Multi-WAN OpenVPN Guide
This is a great illustration of both the value of purchasing pfSense support, and the benefits this will have for the community. One of many is it forces us to write documentation.
Several customer inquiries have resulted in documentation, some of which is already public (the rest will come with time).
A customer was having trouble trying to get OpenVPN working on multiple WAN interfaces. This lead me on an endeavor that resulted in the following documentation on how to make this work.
August 6th, 2007 at 4:09 am
This is great! I even might get the support service my self. Is it turn key? Can i just say give access to the hardware and you build config? I’f like to know more how the whole support process works.
August 6th, 2007 at 3:55 pm
We commonly access customer systems via VPN, or the WAN side by having you add our public IPs to your WAN rules, or guide you through things using GoToMeeting sessions.

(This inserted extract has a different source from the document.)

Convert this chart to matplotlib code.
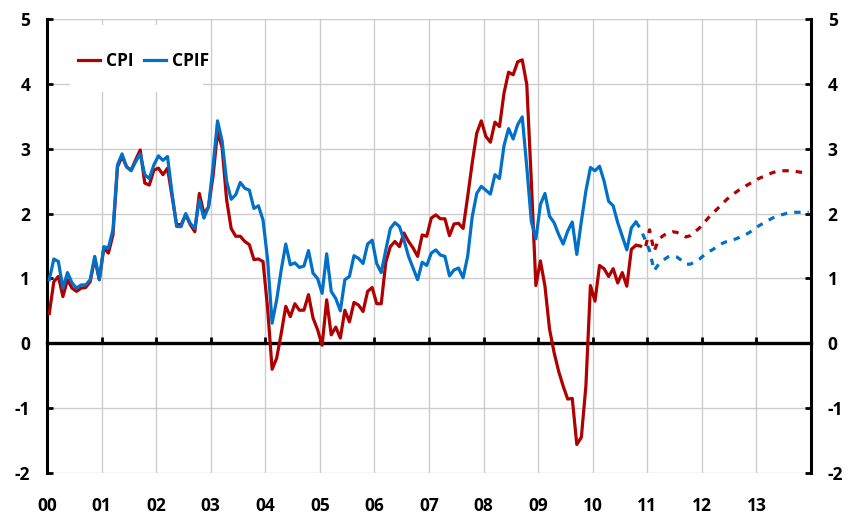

Feel free to email me (cmb@bsdperimeter.com) and we can discuss further.
June 13th, 2009 at 7:27 pm
Found this howto, and thought our prayers were anwered. Tried to set this up today…with much frustration. We got both server instances setup in pfSense, however, they both used the same gateway, instead of each server using its own gateway. When connecting to the second vpn server, the packets try to comeback via the gateway of the first server, and so the connection fails.
June 15th, 2009 at 3:18 am
skemp: Should work. I made a note to review that documentation though, that was quite a while ago and things may be different than it describes in current versions.
August 14th, 2009 at 3:54 am
This definitely still works using the same procedure as before. That page isn’t very descriptive though, there are potential gotchas that it doesn’t fully convey that some people may not catch. I clarified that page a bit.